De Bortoli vintner Stephen Webber lost just five acres to the flames, thanks to a quick response with hoses and buckets by a dedicated team of his staff. They watched as the blaze jumped the hilltop, razing surrounding sheds and homes.

But Webber said the biggest killer for his grapes had been a summer heatwave and an ongoing drought.

“It’s not just fires, there’s a lot of shrivelled berries. We’ve lost 50 percent of our fruit,” he told AFP on a tour of his scorched vineyards.

“We have been through three 46 C (115 F) days. The fire’s the least of our problems.”

A once-in-a-century heatwave baked the region in the weeks before the wildfires, turning the countryside into a lethal tinderbox. On the day of the inferno the mercury topped 48 C.

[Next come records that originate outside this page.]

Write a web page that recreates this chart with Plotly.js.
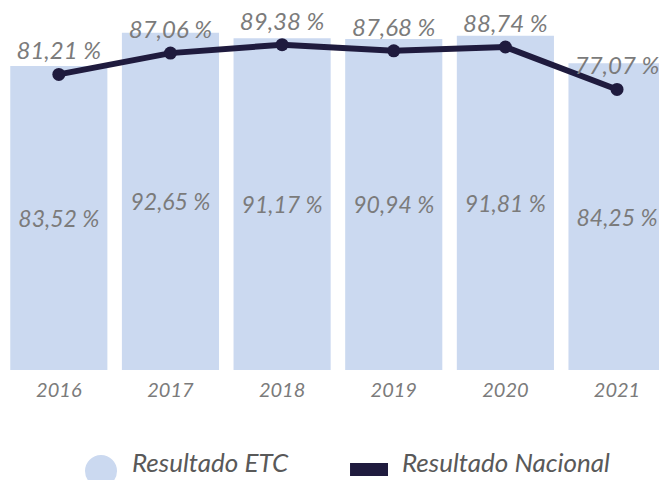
<!DOCTYPE html>
<html><head><meta charset="utf-8">
<script src="https://cdn.plot.ly/plotly-3.0.1.min.js"></script>
<style>html,body{margin:0;padding:0;background:#fff;overflow:hidden}</style>
</head><body><div id="chart" style="width:659px;height:480px"></div>
<script>
const years = ["2016","2017","2018","2019","2020","2021"];
const etc = [83.52, 92.65, 91.17, 90.94, 91.81, 84.25];
const nacional = [81.21, 87.06, 89.38, 87.68, 88.74, 77.07];
const seriesNames = ["Resultado ETC", "Resultado Nacional"];

const FONT = "Lato, 'Open Sans', sans-serif";
const TXT = "#7b7b7b";
const LEG = "#595959";
const BAR = "#cbd9f0";
const LINE = "#1f1b3e";

const traces = [
  {type:"bar", x:years, y:etc, name:seriesNames[0], showlegend:false,
   marker:{color:BAR}, texttemplate:"<i>%{y:.2f} %</i>", textposition:"inside",
   insidetextanchor:"middle", textangle:0, constraintext:"none",
   textfont:{family:FONT, size:23, color:TXT}, hoverinfo:"skip"},
  {type:"scatter", mode:"lines+markers+text", x:years, y:nacional, name:seriesNames[1],
   showlegend:false,
   line:{color:LINE, width:6}, marker:{color:LINE, size:13},
   texttemplate:"<i>%{y:.2f} %</i>", textposition:"top center", cliponaxis:false,
   textfont:{family:FONT, size:24, color:TXT}, hoverinfo:"skip"}
];

// manual legend (paper coordinates of the plot area: x 3..659 px, y 0..370 px)
const shapes = [
  {type:"circle", xref:"paper", yref:"paper", x0:0.125, x1:0.1738, y0:-0.2297, y1:-0.3162,
   fillcolor:BAR, line:{width:0}},
  {type:"rect", xref:"paper", yref:"paper", x0:0.529, x1:0.5869, y0:-0.2514, y1:-0.2865,
   fillcolor:LINE, line:{width:0}}
];
const annotations = [
  {xref:"paper", yref:"paper", x:0.1936, y:-0.2486, xanchor:"left", yanchor:"middle",
   text:"<i>"+seriesNames[0]+"</i>", showarrow:false, font:{family:FONT, size:26, color:LEG}},
  {xref:"paper", yref:"paper", x:0.6052, y:-0.2486, xanchor:"left", yanchor:"middle",
   text:"<i>"+seriesNames[1]+"</i>", showarrow:false, font:{family:FONT, size:26, color:LEG}}
];

const layout = {
  width:659, height:480, separators:", ",
  margin:{l:3, r:0, t:0, b:110, autoexpand:false},
  paper_bgcolor:"#fff", plot_bgcolor:"#fff",
  bargap:0.13,
  font:{family:FONT, color:TXT},
  xaxis:{type:"category", range:[-0.5, 5.376], showgrid:false, zeroline:false, showline:false,
         ticks:"", ticklabelstandoff:6, tickfont:{family:FONT, size:20, color:TXT},
         tickprefix:"<i>", ticksuffix:"</i>"},
  yaxis:{range:[0, 101.65], visible:false, showgrid:false, zeroline:false},
  showlegend:false,
  shapes:shapes, annotations:annotations
};

Plotly.newPlot("chart", traces, layout, {displayModeBar:false, staticPlot:true});
</script></body></html>
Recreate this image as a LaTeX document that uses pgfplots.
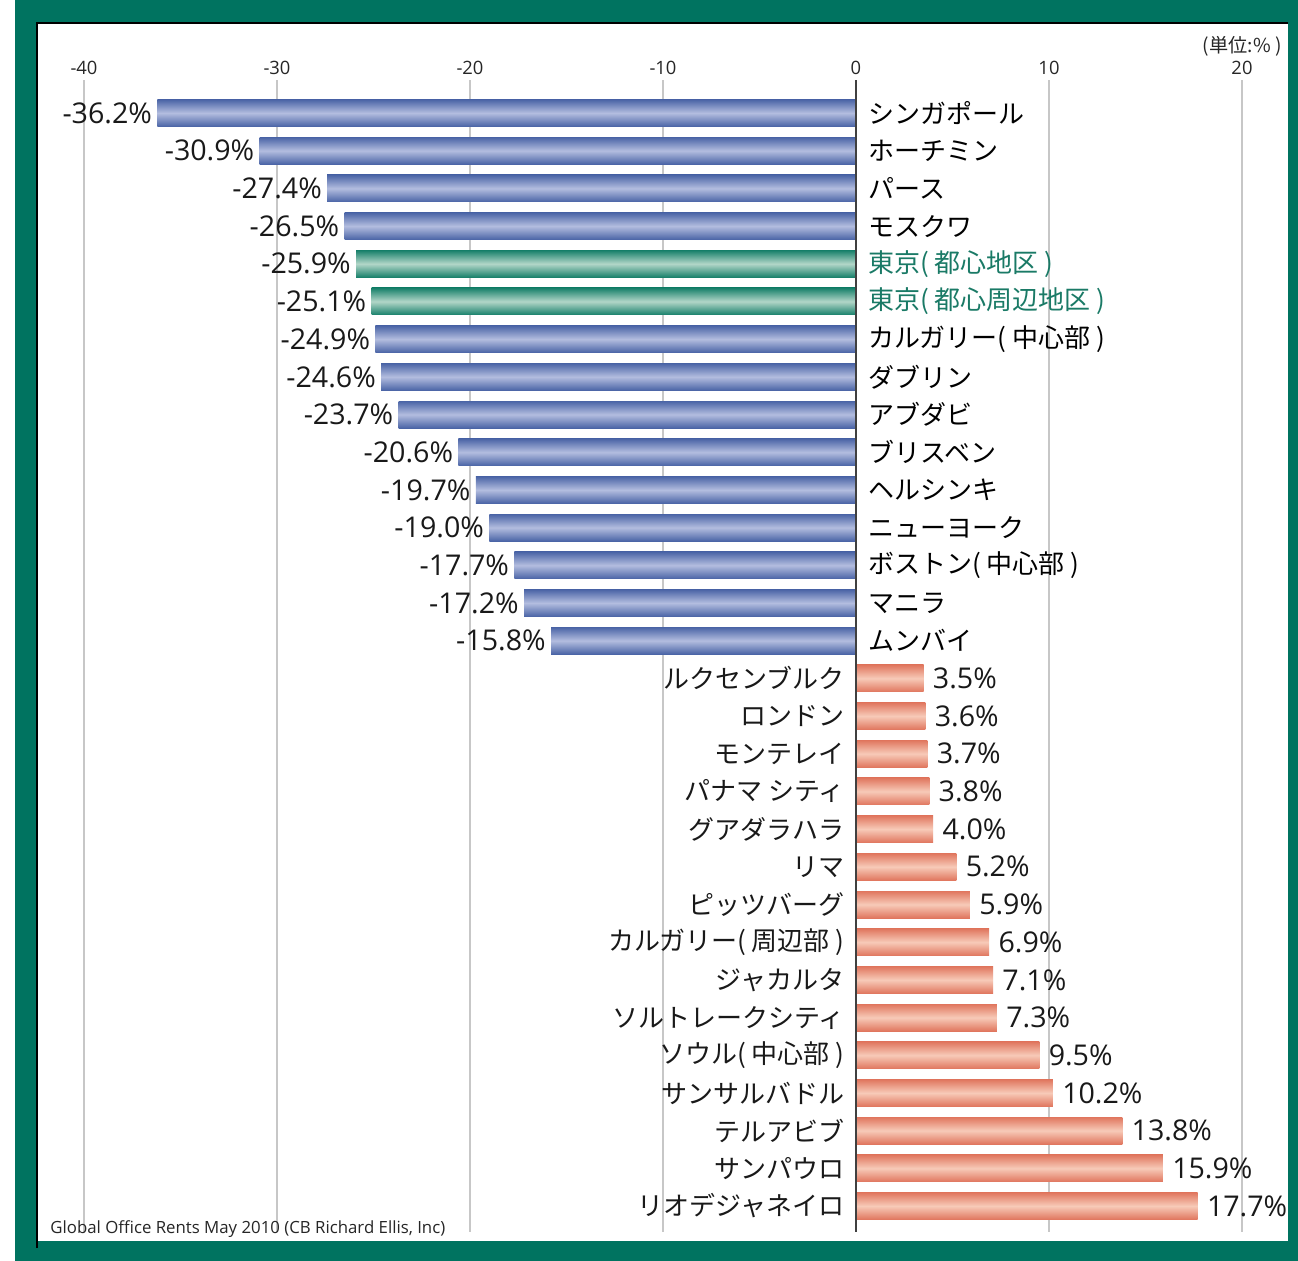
\documentclass[border=0pt]{standalone}
\usepackage{fontspec}
\usepackage{pgfplots}
\pgfplotsset{compat=1.18}
\setmainfont{Open Sans}
\newfontfamily\cjk{Noto Sans CJK JP}
\definecolor{frame}{HTML}{007360}
\definecolor{blueE}{HTML}{4A64A6}
\definecolor{blueC}{HTML}{B3BDDF}
\definecolor{greenE}{HTML}{17806A}
\definecolor{greenC}{HTML}{B2D6C8}
\definecolor{salE}{HTML}{E0765E}
\definecolor{salC}{HTML}{F7CAB8}
\definecolor{tokyo}{HTML}{1A7A66}
\tikzset{
  bluebar/.style={top color=blueE, bottom color=blueE, middle color=blueC},
  greenbar/.style={top color=greenE, bottom color=greenE, middle color=greenC},
  salbar/.style={top color=salE, bottom color=salE, middle color=salC},
  catlab/.style={font=\cjk\fontsize{13bp}{15bp}\selectfont, inner sep=0pt, text=black!90},
  vallab/.style={font=\fontsize{14.3bp}{16bp}\selectfont, inner sep=0pt, text=black!90},
}
% negative bar: value, index, top edge, bottom edge, label, bar style, label colour
\newcommand\nbar[7]{%
  \addplot[draw=none, #6] coordinates {(0,#3) (#1,#3) (#1,#4) (0,#4)} -- cycle;
  \node[vallab, anchor=east] at (axis cs:#1,#2) {#1\%\hspace*{2.5bp}};
  \node[catlab, anchor=west, text=#7] at (axis cs:0,#2) {\hspace*{6bp}#5};
}
% positive bar: value, index, top edge, bottom edge, label
\newcommand\pbar[5]{%
  \addplot[draw=none, salbar] coordinates {(0,#3) (#1,#3) (#1,#4) (0,#4)} -- cycle;
  \node[vallab, anchor=west] at (axis cs:#1,#2) {\hspace*{4.5bp}#1\%};
  \node[catlab, anchor=east] at (axis cs:0,#2) {#5\hspace*{5.5bp}};
}
\begin{document}
\begin{tikzpicture}
\useasboundingbox (0,0) rectangle (649bp,-630.5bp);
\fill[white] (0,0) rectangle (649bp,-630.5bp);
\fill[frame] (7.5bp,0) rectangle (649bp,-630.5bp);
\fill[white] (18.5bp,-11.5bp) rectangle (644bp,-620.5bp);
\draw[black, line width=1.2bp] (18.5bp,-624bp) -- (18.5bp,-11.5bp) -- (644bp,-11.5bp);
\begin{axis}[
  at={(42bp,-616bp)}, anchor=south west,
  scale only axis, width=579bp, height=576bp,
  xmin=-40, xmax=20, ymin=-0.876, ymax=29.69,
  y dir=reverse, clip=false,
  axis line style={draw=none},
  major tick length=0pt,
  ytick=\empty,
  xtick={-40,-30,-20,-10,0,10,20},
  xticklabels={-40,-30,-20,-10,0,10,20},
  xticklabel pos=upper,
  xticklabel style={anchor=base, inner sep=0pt, yshift=3bp,
    font=\fontsize{9.2bp}{11bp}\selectfont, text=black!85},
  xmajorgrids,
  major grid style={color=black!22, line width=1bp},
]
\nbar{-36.2}{0}{-0.358}{0.358}{シンガポール}{bluebar}{black}
\nbar{-30.9}{1}{0.642}{1.358}{ホーチミン}{bluebar}{black}
\nbar{-27.4}{2}{1.642}{2.358}{パース}{bluebar}{black}
\nbar{-26.5}{3}{2.642}{3.358}{モスクワ}{bluebar}{black}
\nbar{-25.9}{4}{3.642}{4.358}{東京( 都心地区 )}{greenbar}{tokyo}
\nbar{-25.1}{5}{4.642}{5.358}{東京( 都心周辺地区 )}{greenbar}{tokyo}
\nbar{-24.9}{6}{5.642}{6.358}{カルガリー( 中心部 )}{bluebar}{black}
\nbar{-24.6}{7}{6.642}{7.358}{ダブリン}{bluebar}{black}
\nbar{-23.7}{8}{7.642}{8.358}{アブダビ}{bluebar}{black}
\nbar{-20.6}{9}{8.642}{9.358}{ブリスベン}{bluebar}{black}
\nbar{-19.7}{10}{9.642}{10.358}{ヘルシンキ}{bluebar}{black}
\nbar{-19.0}{11}{10.642}{11.358}{ニューヨーク}{bluebar}{black}
\nbar{-17.7}{12}{11.642}{12.358}{ボストン( 中心部 )}{bluebar}{black}
\nbar{-17.2}{13}{12.642}{13.358}{マニラ}{bluebar}{black}
\nbar{-15.8}{14}{13.642}{14.358}{ムンバイ}{bluebar}{black}
\pbar{3.5}{15}{14.642}{15.358}{ルクセンブルク}
\pbar{3.6}{16}{15.642}{16.358}{ロンドン}
\pbar{3.7}{17}{16.642}{17.358}{モンテレイ}
\pbar{3.8}{18}{17.642}{18.358}{パナマ シティ}
\pbar{4.0}{19}{18.642}{19.358}{グアダラハラ}
\pbar{5.2}{20}{19.642}{20.358}{リマ}
\pbar{5.9}{21}{20.642}{21.358}{ピッツバーグ}
\pbar{6.9}{22}{21.642}{22.358}{カルガリー( 周辺部 )}
\pbar{7.1}{23}{22.642}{23.358}{ジャカルタ}
\pbar{7.3}{24}{23.642}{24.358}{ソルトレークシティ}
\pbar{9.5}{25}{24.642}{25.358}{ソウル( 中心部 )}
\pbar{10.2}{26}{25.642}{26.358}{サンサルバドル}
\pbar{13.8}{27}{26.642}{27.358}{テルアビブ}
\pbar{15.9}{28}{27.642}{28.358}{サンパウロ}
\pbar{17.7}{29}{28.642}{29.358}{リオデジャネイロ}
\draw[black!75, line width=1.1bp] (axis cs:0,-0.876) -- (axis cs:0,29.69);
\end{axis}
\node[anchor=base east, inner sep=0pt, font=\cjk\fontsize{9.6bp}{11bp}\selectfont, text=black!85]
  at (641bp,-26bp) {(単位:\% )};
\node[anchor=base west, inner sep=0pt, font=\fontsize{8.4bp}{10bp}\selectfont, text=black!85]
  at (25bp,-616.5bp) {Global Office Rents May 2010 (CB Richard Ellis, Inc)};
\end{tikzpicture}
\end{document}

Thirsty cool-climate grapes perished, compromising the quality of whole bunches, Webber said.

Dedicated crews of staff now had to pick over the fruit by hand, removing dead and useless pieces, and it would be impossible to assess the impact on the vintage for some time.

Webber, the chief winemaker at the region’s best-known and largest winery, said the damage would have long-term consequences.

“You can’t go out and buy a mature vine,” he said, explaining that it took at least six years to bring a vine to quality yield.

“A lot of these things are irreplaceable.”

Initial industry assessments have put the region’s harvest reduction due to the heat and fires at up to 20 percent, with smaller grapes already shrinking tonnage.

A strong Australian dollar and low-yield harvests placed enormous pressure on the country’s winegrowers last year, driving down the value of exports for the first time in 15 years.

Late February marks the beginning of Australia’s grape harvesting season, and the Yarra Valley celebrates with an annual “grape grazing” music and wine-tasting festival scheduled for mid-February.

The event, which brings more than 20,000 people into the region, was cancelled.

“Given the tragic circumstances the decision was unavoidable,” the Valley’s Wine Growers’ Association said.

Australia’s 2,000 wine companies have about 169,000 hectares of vines, and wine is the country’s third-largest agricultural export after meat and wheat.

It earns more than wool, dairy produce or barley, and Australia is the world’s fourth-largest wine exporter after France, Italy and Spain.

Its wine exports were worth 2.5 billion dollars in 2008. Britain, the United States and Canada are its largest markets.